The GeniML specification at the GeniML website, presents the "GeniML Object Model and Vocabulary". This specification is for an XML vocabulary with an XML schema the intended eventual outcome.

The GenXML specification at the GenXML website, defines a file format for exchange of genealogical data. This XML schema is influenced by the GENTECH Genealogical Data Model.

The gdmxml specification at the gdmxml website, defines an XML implementation of the GENTECH Genealogical Data Model. "Specifically, it is a RELAX NG Schema to validate XML documents with genealogical information according to the Genealogical Data Model put together by the Lexicon Group from GENTECH."

The GEDCOM Standard Release 5.5 (unofficial HTML version) can be viewed at Paul B. McBride's Genealogy website. "GEDCOM was developed by the Family History Department of The Church of Jesus Christ of Latter-day Saints (LDS Church) to provide a flexible, uniform format for exchanging computerized genealogical data." This is the GEDCOM interchange format in common use today.

The GEDCOM XML Specification Release 6.0 is available from the LDS Church as the file GedXML60.pdf. This is a DTD for GEDCOM content. It is considered a "beta" version which was released December 6, 2002.

GENTECH-GDM Background

Version 1.0 of the GENTECH Genealogical Data Model was released August 21, 1998 as an RFC (Request for Comment) at the Federation of Genealogical Societies Conference. On May 29, 2000, Version 1.1 of model was released. This is the current specification which is available at the GENTECH website.

The data model uses ERD, Entity Relationship Diagrams for its description. The terminology is heavily influenced by relational database concepts.
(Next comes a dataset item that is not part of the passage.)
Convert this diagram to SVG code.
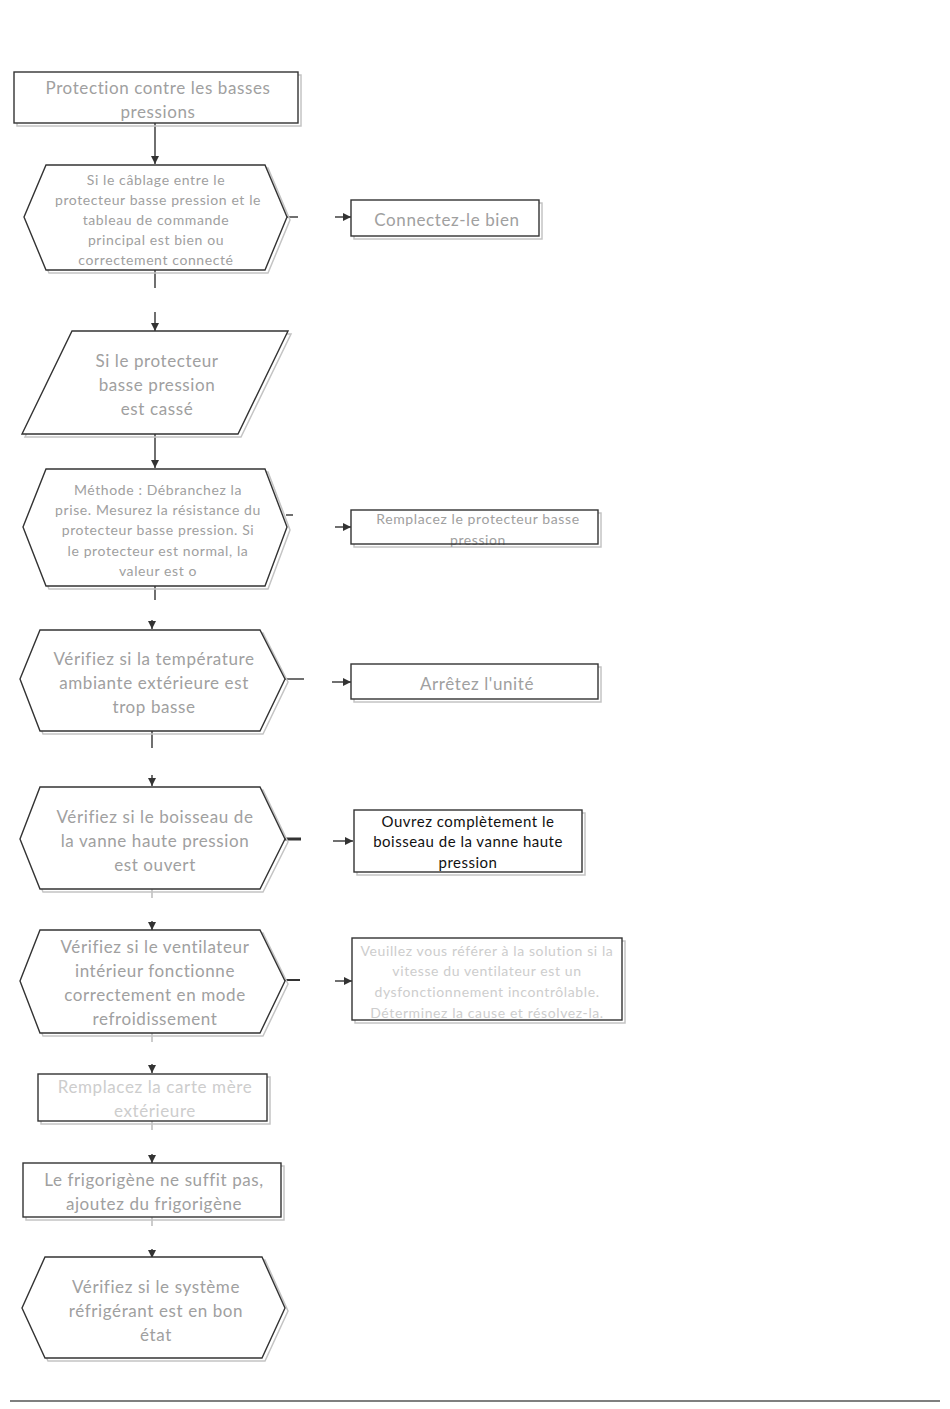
<svg xmlns="http://www.w3.org/2000/svg" width="950" height="1409" viewBox="0 0 950 1409">
<style>
.sh{fill:none;stroke:#c4c4c4;stroke-width:1.5}
.ol{fill:none;stroke:#333;stroke-width:1.4}
.bg{fill:#fff;stroke:none}
.t{font-family:Lato,"Open Sans","Liberation Sans",sans-serif;fill:#a0a0a0;text-anchor:middle;letter-spacing:0.6px}
.t17{font-size:17px}
.t14{font-size:14px}
.lt{fill:#cdcdcd}
.blk{fill:#111;font-size:15px;letter-spacing:0.5px}
.cn{stroke:#333;stroke-width:1.4;fill:none}
</style>
<defs>
<marker id="ah" viewBox="0 0 10 10" refX="10" refY="5" markerWidth="8" markerHeight="8" markerUnits="userSpaceOnUse" orient="auto">
<path d="M0,0 L10,5 L0,10 z" fill="#333"/>
</marker>
</defs>
<rect width="950" height="1409" fill="#fff"/>

<g id="connectors">
<line class="cn" x1="155" y1="123" x2="155" y2="164" marker-end="url(#ah)"/>
<line class="cn" x1="287" y1="217" x2="298" y2="217"/>
<line class="cn" x1="335" y1="217" x2="351" y2="217" marker-end="url(#ah)"/>
<line class="cn" x1="155" y1="270" x2="155" y2="288"/>
<line class="cn" x1="155" y1="312" x2="155" y2="331" marker-end="url(#ah)"/>
<line class="cn" x1="155" y1="434" x2="155" y2="468" marker-end="url(#ah)"/>
<line class="cn" x1="286" y1="515" x2="293" y2="515"/>
<line class="cn" x1="335" y1="527" x2="351" y2="527" marker-end="url(#ah)"/>
<line class="cn" x1="155" y1="586" x2="155" y2="600"/>
<line class="cn" x1="152" y1="620" x2="152" y2="629" marker-end="url(#ah)"/>
<line class="cn" x1="285" y1="679" x2="304" y2="679"/>
<line class="cn" x1="332" y1="682" x2="351" y2="682" marker-end="url(#ah)"/>
<line class="cn" x1="152" y1="731" x2="152" y2="748"/>
<line class="cn" x1="152" y1="775" x2="152" y2="786" marker-end="url(#ah)"/>
<line x1="285" y1="839" x2="301" y2="839" stroke="#333" stroke-width="3"/>
<line class="cn" x1="333" y1="841" x2="353" y2="841" marker-end="url(#ah)"/>
<line x1="152" y1="889" x2="152" y2="898" stroke="#999" stroke-width="1"/>
<line class="cn" x1="152" y1="921" x2="152" y2="930" marker-end="url(#ah)"/>
<line x1="285" y1="980" x2="300" y2="980" stroke="#333" stroke-width="2"/>
<line class="cn" x1="335" y1="981" x2="352" y2="981" marker-end="url(#ah)"/>
<line x1="152" y1="1033" x2="152" y2="1042" stroke="#999" stroke-width="1"/>
<line class="cn" x1="152" y1="1064" x2="152" y2="1073" marker-end="url(#ah)"/>
<line x1="152" y1="1121" x2="152" y2="1130" stroke="#999" stroke-width="1"/>
<line class="cn" x1="152" y1="1154" x2="152" y2="1163" marker-end="url(#ah)"/>
<line x1="152" y1="1217" x2="152" y2="1226" stroke="#999" stroke-width="1"/>
<line class="cn" x1="152" y1="1249" x2="152" y2="1258" marker-end="url(#ah)"/>
</g>

<g id="n1">
<rect class="sh" x="17" y="75" width="284" height="51"/>
<rect class="bg" x="14" y="72" width="284" height="51"/>
<rect class="ol" x="14" y="72" width="284" height="51"/>
<text class="t t17" x="158" y="94">Protection contre les basses</text>
<text class="t t17" x="158" y="118">pressions</text>
</g>

<g id="n2">
<polygon class="sh" points="49,168 268,168 290,220 268,273 49,273 27,220"/>
<polygon class="bg" points="46,165 265,165 287,217 265,270 46,270 24,217"/>
<polygon class="ol" points="46,165 265,165 287,217 265,270 46,270 24,217"/>
<text class="t t14" x="156" y="185">Si le câblage entre le</text>
<text class="t t14" x="158" y="205">protecteur basse pression et le</text>
<text class="t t14" x="156" y="225">tableau de commande</text>
<text class="t t14" x="156" y="245">principal est bien ou</text>
<text class="t t14" x="156" y="265">correctement connecté</text>
</g>

<g id="n3">
<rect class="sh" x="354" y="203" width="188" height="36"/>
<rect class="bg" x="351" y="200" width="188" height="36"/>
<rect class="ol" x="351" y="200" width="188" height="36"/>
<text class="t t17" x="447" y="226">Connectez-le bien</text>
</g>

<g id="n4">
<polygon class="sh" points="75,334 291,334 241,437 25,437"/>
<polygon class="bg" points="72,331 288,331 238,434 22,434"/>
<polygon class="ol" points="72,331 288,331 238,434 22,434"/>
<text class="t t17" x="157" y="367">Si le protecteur</text>
<text class="t t17" x="157" y="391">basse pression</text>
<text class="t t17" x="157" y="415">est cassé</text>
</g>

<g id="n5">
<polygon class="sh" points="49,472 268,472 290,530 268,589 49,589 26,530"/>
<polygon class="bg" points="46,469 265,469 287,527 265,586 46,586 23,527"/>
<polygon class="ol" points="46,469 265,469 287,527 265,586 46,586 23,527"/>
<text class="t t14" x="158" y="495">Méthode : Débranchez la</text>
<text class="t t14" x="158" y="515">prise. Mesurez la résistance du</text>
<text class="t t14" x="158" y="535">protecteur basse pression. Si</text>
<text class="t t14" x="158" y="556">le protecteur est normal, la</text>
<text class="t t14" x="158" y="576">valeur est o</text>
</g>

<g id="n6">
<rect class="sh" x="354" y="513" width="247" height="34"/>
<rect class="bg" x="351" y="510" width="247" height="34"/>
<text class="t t14" x="478" y="524">Remplacez le protecteur basse</text>
<text class="t t14" x="478" y="545">pression</text>
<rect class="ol" x="351" y="510" width="247" height="34"/>
</g>

<g id="n7">
<polygon class="sh" points="43,633 263,633 288,682 263,734 43,734 23,682"/>
<polygon class="bg" points="40,630 260,630 285,679 260,731 40,731 20,679"/>
<polygon class="ol" points="40,630 260,630 285,679 260,731 40,731 20,679"/>
<text class="t t17" x="154" y="665">Vérifiez si la température</text>
<text class="t t17" x="154" y="689">ambiante extérieure est</text>
<text class="t t17" x="154" y="713">trop basse</text>
</g>

<g id="n8">
<rect class="sh" x="354" y="667" width="247" height="35"/>
<rect class="bg" x="351" y="664" width="247" height="35"/>
<rect class="ol" x="351" y="664" width="247" height="35"/>
<text class="t t17" x="477" y="690">Arrêtez l'unité</text>
</g>

<g id="n9">
<polygon class="sh" points="43,790 263,790 288,842 263,892 43,892 23,842"/>
<polygon class="bg" points="40,787 260,787 285,839 260,889 40,889 20,839"/>
<polygon class="ol" points="40,787 260,787 285,839 260,889 40,889 20,839"/>
<text class="t t17" x="155" y="823">Vérifiez si le boisseau de</text>
<text class="t t17" x="155" y="847">la vanne haute pression</text>
<text class="t t17" x="155" y="871">est ouvert</text>
</g>

<g id="n10">
<rect class="sh" x="357" y="813" width="228" height="62"/>
<rect class="bg" x="354" y="810" width="228" height="62"/>
<rect class="ol" x="354" y="810" width="228" height="62"/>
<text class="t blk" x="468" y="827">Ouvrez complètement le</text>
<text class="t blk" x="468" y="847">boisseau de la vanne haute</text>
<text class="t blk" x="468" y="868">pression</text>
</g>

<g id="n11">
<polygon class="sh" points="43,933 263,933 288,984 263,1036 43,1036 23,984"/>
<polygon class="bg" points="40,930 260,930 285,981 260,1033 40,1033 20,981"/>
<polygon class="ol" points="40,930 260,930 285,981 260,1033 40,1033 20,981"/>
<text class="t t17" x="155" y="953">Vérifiez si le ventilateur</text>
<text class="t t17" x="155" y="977">intérieur fonctionne</text>
<text class="t t17" x="155" y="1001">correctement en mode</text>
<text class="t t17" x="155" y="1025">refroidissement</text>
</g>

<g id="n12">
<rect class="sh" x="355" y="941" width="270" height="82"/>
<rect class="bg" x="352" y="938" width="270" height="82"/>
<rect class="ol" x="352" y="938" width="270" height="82" stroke="#777"/>
<text class="t t14 lt" x="487" y="956">Veuillez vous référer à la solution si la</text>
<text class="t t14 lt" x="487" y="976">vitesse du ventilateur est un</text>
<text class="t t14 lt" x="487" y="997">dysfonctionnement incontrôlable.</text>
<text class="t t14 lt" x="487" y="1018">Déterminez la cause et résolvez-la.</text>
</g>

<g id="n13">
<rect class="sh" x="41" y="1077" width="229" height="47"/>
<rect class="bg" x="38" y="1074" width="229" height="47"/>
<rect class="ol" x="38" y="1074" width="229" height="47" stroke="#666"/>
<text class="t t17 lt" x="155" y="1093">Remplacez la carte mère</text>
<text class="t t17 lt" x="155" y="1117">extérieure</text>
</g>

<g id="n14">
<rect class="sh" x="26" y="1166" width="258" height="54"/>
<rect class="bg" x="23" y="1163" width="258" height="54"/>
<rect class="ol" x="23" y="1163" width="258" height="54"/>
<text class="t t17" x="154" y="1186">Le frigorigène ne suffit pas,</text>
<text class="t t17" x="154" y="1210">ajoutez du frigorigène</text>
</g>

<g id="n15">
<polygon class="sh" points="48,1260 265,1260 288,1311 265,1361 48,1361 25,1311"/>
<polygon class="bg" points="45,1257 262,1257 285,1308 262,1358 45,1358 22,1308"/>
<polygon class="ol" points="45,1257 262,1257 285,1308 262,1358 45,1358 22,1308"/>
<text class="t t17" x="156" y="1293">Vérifiez si le système</text>
<text class="t t17" x="156" y="1317">réfrigérant est en bon</text>
<text class="t t17" x="156" y="1341">état</text>
</g>

<line x1="10" y1="1401" x2="940" y2="1401" stroke="#555" stroke-width="1.3"/>
</svg>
Much of the early work on the model took place in 1996, before UML (Unified Modeling Language) was widely adopted as the standard object modeling language.

The purpose of the model was to "define genealogical data for the purpose of facilitating data exchange among genealogists." A logical model was created which serves to describe the conceptual relationships of genealogical data but not an implementation model from which software could be constructed.

GENTECH-GDM in UML

I have recast the GENTECH-GDM in UML terms.
The by-product of this analysis is a GENTECH-GDM Reference Model which is available in PDF format. It describes classes of the Evidence, Administrative, and Conclusional sub-models and has detailed class diagrams for each sub-model. This is a "strict" interpretation of the original GENTECH Entity-Relationship model. The entity names and attributes are carried over to the UML classes. A separate section extends the model with a suggested sub-model for Dates.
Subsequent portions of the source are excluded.